KUALA LUMPUR: Malaysia is still far from reaching the status of a developed country with a unified citizen that is ready to face the industrial challenges of the future, said Council of Eminent Persons chairman Tun Daim Zainuddin.
Daim said Malaysia is still playing catch up with the fourth industrial revolution when other countries are already gearing for the supposed fifth industrial revolution.
“Let us not be under any illusions. We are still far from being out of the woods. We are far from being ready for the changes happening around us.
“We are far from being a united people. We are far from being able to compete at the global level. We are far from being able to embrace differences and changes.
“And underpinning all of this unpreparedness is education,” he said at the launch of the International Conference on Emerging Issues in Public Policy at Universiti Malaya’s Institute of Public Policy and Management.

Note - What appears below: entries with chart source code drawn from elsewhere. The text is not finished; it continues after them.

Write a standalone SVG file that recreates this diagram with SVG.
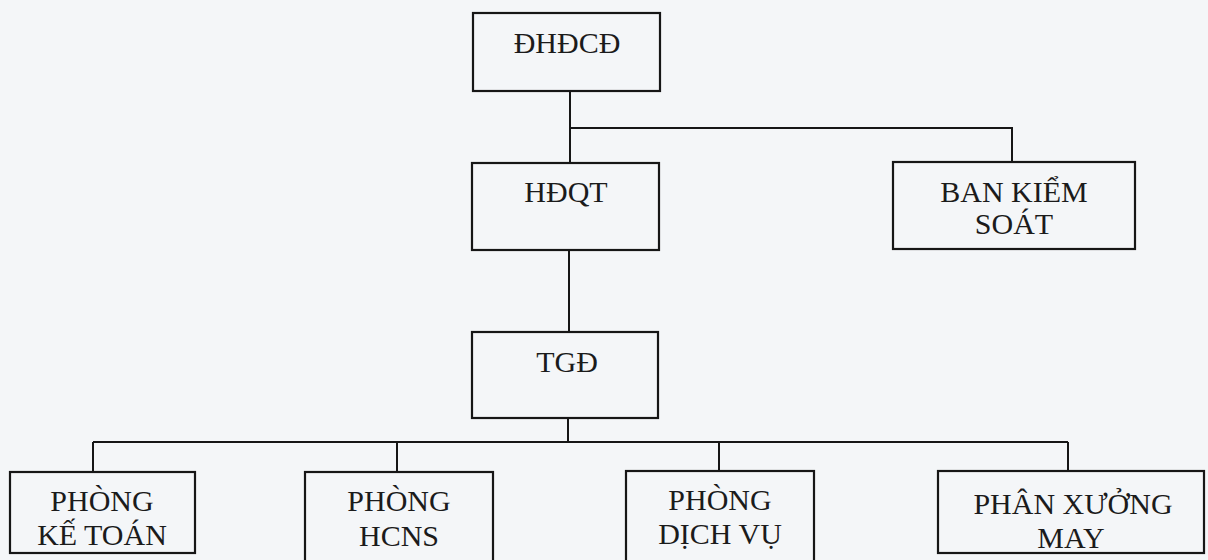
<svg xmlns="http://www.w3.org/2000/svg" width="1208" height="560" viewBox="0 0 1208 560">
<style>
.box{fill:none;stroke:#161616;stroke-width:2.2}
.ln{fill:none;stroke:#161616;stroke-width:2}
.t{font-family:"Liberation Serif","Times New Roman",serif;font-size:30px;fill:#1b1b1b;text-anchor:middle}
</style>
<rect width="1208" height="560" fill="#f4f6f8"/>
<g id="connectors">
<path class="ln" d="M570 91V163M570 128H1012V162"/>
<path class="ln" d="M569 250V332"/>
<path class="ln" d="M568 418V442M93 442H1068M93 442V472M397 442V472M719 442V472M1068 442V471"/>
</g>
<g id="dhdcd"><rect class="box" x="473" y="13" width="187" height="78"/><text class="t" x="567" y="53">ĐHĐCĐ</text></g>
<g id="hdqt"><rect class="box" x="472" y="163" width="187" height="87"/><text class="t" x="566" y="202">HĐQT</text></g>
<g id="bks"><rect class="box" x="893" y="162" width="242" height="87"/><text class="t" x="1014" y="202">BAN KIỂM</text><text class="t" x="1014" y="234">SOÁT</text></g>
<g id="tgd"><rect class="box" x="472" y="332" width="186" height="86"/><text class="t" x="567" y="372">TGĐ</text></g>
<g id="ketoan"><rect class="box" x="10" y="472" width="185" height="81"/><text class="t" x="102" y="511">PHÒNG</text><text class="t" x="102" y="545">KẾ TOÁN</text></g>
<g id="hcns"><rect class="box" x="305" y="472" width="188" height="95"/><text class="t" x="399" y="511">PHÒNG</text><text class="t" x="399" y="546">HCNS</text></g>
<g id="dichvu"><rect class="box" x="626" y="471" width="188" height="96"/><text class="t" x="720" y="510">PHÒNG</text><text class="t" x="720" y="544">DỊCH VỤ</text></g>
<g id="phanxuong"><rect class="box" x="938" y="471" width="266" height="82"/><text class="t" x="1073" y="514">PHÂN XƯỞNG</text><text class="t" x="1071" y="548">MAY</text></g>
</svg>
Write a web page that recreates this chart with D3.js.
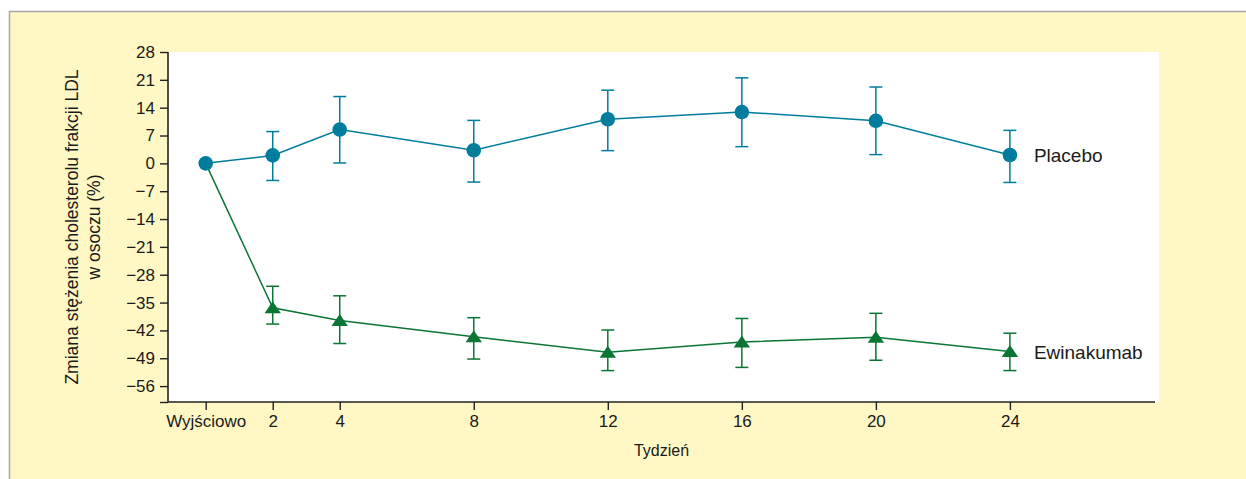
<!DOCTYPE html>
<html>
<head>
<meta charset="utf-8">
<script src="https://cdn.jsdelivr.net/npm/d3@7"></script>
<style>
  html, body { margin: 0; padding: 0; background: #ffffff; }
  svg { display: block; }
  text { font-family: "Liberation Sans", Arial, sans-serif; fill: #1a1a1a; }
</style>
</head>
<body>
<svg id="chart" width="1246" height="479"></svg>
<script>
// ---- data ----
const weeks = [0, 2, 4, 8, 12, 16, 20, 24];
const weekLabels = ["Wyjściowo", "2", "4", "8", "12", "16", "20", "24"];
const yTicks = [28, 21, 14, 7, 0, -7, -14, -21, -28, -35, -42, -49, -56];

const placeboMean  = [0, 2.0, 8.5, 3.3, 11.1, 12.9, 10.7, 2.1];
const placeboUpper = [null, 8.0, 16.8, 10.8, 18.4, 21.5, 19.2, 8.3];
const placeboLower = [null, -4.3, 0.1, -4.7, 3.2, 4.2, 2.2, -4.8];

const evinMean  = [0, -36.3, -39.5, -43.6, -47.5, -44.9, -43.7, -47.3];
const evinUpper = [null, -30.9, -33.3, -38.8, -41.9, -39.0, -37.7, -42.7];
const evinLower = [null, -40.4, -45.3, -49.2, -52.1, -51.3, -49.5, -52.1];

const seriesNames = ["Placebo", "Ewinakumab"];
const yTitleLines = ["Zmiana stężenia cholesterolu frakcji LDL", "w osoczu (%)"];
const xTitle = "Tydzień";

// ---- layout ----
const svg = d3.select("#chart");
const W = 1246, H = 479;
const plotLeft = 168, plotRight = 1155, plotTop = 52, plotBottom = 402;

const x = d3.scaleLinear().domain([-1.125, 28.33]).range([plotLeft, plotRight]);
const y = d3.scaleLinear().domain([-60, 28]).range([plotBottom, plotTop]);

const colPlacebo = "#007c9c";
const colEvin = "#0b7536";

// frame background
svg.append("rect")
  .attr("x", 9.5).attr("y", 11.5)
  .attr("width", W).attr("height", H)
  .attr("fill", "#fff8c5")
  .attr("stroke", "#a6a6a6").attr("stroke-width", 1.5);

// white plotting area
svg.append("rect")
  .attr("x", plotLeft).attr("y", plotTop)
  .attr("width", 1159 - plotLeft).attr("height", plotBottom - plotTop)
  .attr("fill", "#ffffff");

// y axis
const yAxis = d3.axisLeft(y)
  .tickValues(yTicks.concat([-60]))
  .tickSize(8).tickPadding(5)
  .tickFormat(d => d === -60 ? "" : (d < 0 ? "\u2212" + Math.abs(d) : String(d)));
const gy = svg.append("g").attr("transform", `translate(${plotLeft},0)`).call(yAxis);
gy.select(".domain").attr("stroke", "#222").attr("stroke-width", 1.6).attr("d", `M0,${plotBottom}V${plotTop}`);
gy.selectAll(".tick line").attr("stroke", "#222").attr("stroke-width", 1.4);
gy.selectAll(".tick text").attr("font-size", 17).attr("fill", "#1a1a1a")
  .style("font-family", '"Liberation Sans", Arial, sans-serif');

// x axis
const xAxis = d3.axisBottom(x)
  .tickValues(weeks)
  .tickSize(8).tickPadding(5)
  .tickFormat((d, i) => weekLabels[i]);
const gx = svg.append("g").attr("transform", `translate(0,${plotBottom})`).call(xAxis);
gx.select(".domain").attr("stroke", "#222").attr("stroke-width", 1.6).attr("d", `M${plotLeft},0H${plotRight}`);
gx.selectAll(".tick line").attr("stroke", "#222").attr("stroke-width", 1.4);
gx.selectAll(".tick text").attr("font-size", 17).attr("fill", "#1a1a1a")
  .style("font-family", '"Liberation Sans", Arial, sans-serif');

// titles
svg.append("text")
  .attr("x", (plotLeft + plotRight) / 2).attr("y", 456)
  .attr("text-anchor", "middle").attr("font-size", 16)
  .text(xTitle);

const yt = svg.append("g").attr("transform", `translate(73,${(plotTop + plotBottom) / 2}) rotate(-90)`);
yTitleLines.forEach((t, i) => {
  yt.append("text")
    .attr("x", 0).attr("y", i * 22)
    .attr("text-anchor", "middle").attr("dominant-baseline", "middle")
    .attr("font-size", 17.5)
    .text(t);
});

// series drawing
function drawSeries(mean, upper, lower, color, shape, label) {
  const g = svg.append("g");
  const line = d3.line().x((d, i) => x(weeks[i])).y(d => y(d));
  g.append("path").datum(mean)
    .attr("d", line).attr("fill", "none")
    .attr("stroke", color).attr("stroke-width", 1.5);

  const idx = d3.range(weeks.length).filter(i => upper[i] !== null);
  const eb = g.selectAll(".eb").data(idx).enter().append("g");
  eb.append("line")
    .attr("x1", i => x(weeks[i])).attr("x2", i => x(weeks[i]))
    .attr("y1", i => y(upper[i])).attr("y2", i => y(lower[i]))
    .attr("stroke", color).attr("stroke-width", 1.5);
  [upper, lower].forEach(arr => {
    eb.append("line")
      .attr("x1", i => x(weeks[i]) - 6.5).attr("x2", i => x(weeks[i]) + 6.5)
      .attr("y1", i => y(arr[i])).attr("y2", i => y(arr[i]))
      .attr("stroke", color).attr("stroke-width", 1.5);
  });

  const pts = d3.range(weeks.length).filter(i => !(shape === "triangle" && i === 0));
  if (shape === "circle") {
    g.selectAll(".pt").data(pts).enter().append("circle")
      .attr("cx", i => x(weeks[i])).attr("cy", i => y(mean[i]))
      .attr("r", 7.3).attr("fill", color);
  } else {
    g.selectAll(".pt").data(pts).enter().append("path")
      .attr("transform", i => `translate(${x(weeks[i])},${y(mean[i])})`)
      .attr("d", "M0,-6.5L8.2,5.5L-8.2,5.5Z").attr("fill", color);
  }
  const last = weeks.length - 1;
  svg.append("text")
    .attr("x", x(weeks[last]) + 24).attr("y", y(mean[last]) + 2)
    .attr("dominant-baseline", "middle")
    .attr("font-size", 19)
    .text(label);
}

drawSeries(evinMean, evinUpper, evinLower, colEvin, "triangle", seriesNames[1]);
drawSeries(placeboMean, placeboUpper, placeboLower, colPlacebo, "circle", seriesNames[0]);
</script>
</body>
</html>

The former finance minister pointed out that education is the key to preparing the youth for the future. However, he said the education ministry has failed to prioritise the right issues to tackle, which has hindered the progress of reforms within the national education policy.
“We are still arguing over whether we should teach Maths and Science in English, when the rest of the world has embarked on advanced curriculums that focus on Industrial Revolution 4.0 (IR4) so as to make their youth more competitive and relevant in a world that is going to be dominated by artificial intelligence and robotics,” he said.
“To participate in IR4, we must go through a knowledge-based economy and here Malaysia has failed because the government, through the ministry of education, has not got its priorities right. The education ministry must not fail our nation.
“While we are still mired in the political rhetoric of languages, others around us have moved beyond English or Mandarin or Bahasa Malaysia into the language of programming and coding. When will we realise just how far behind we are and lacking?” Daim added.
In facing the rise of technology in industrialisation, Daim said the government should implement policies that create an environment where people are allowed to maximise their potential and pursue creative pursuits that are complemented by technology, not replaced by it.
The reality is, he said, technology will have the most impact on future employment as robots replace humans in menial tasks. But where one window closes, another opens, he added.
“Fields such as Artificial Intelligence, Big Data, Robotics, Supply Chain Logistics, and Smart Manufacturing need skilled workers and indeed, the World Economic Forum has estimated that 133 million jobs will emerge as technology advances,” he said.
At the same time, Daim stressed that education is not just for skills development, but it is also for the soul. He said the values, that are instilled in the youth at home and at the school level, will greatly impact on the type of adults they evolve into.
“We must empower them with the ability to think critically, logically, wisely and to make their own informed decisions, no matter the situation. We must raise a new generation of leaders and great thinkers, not of sheep and cowards,” he said.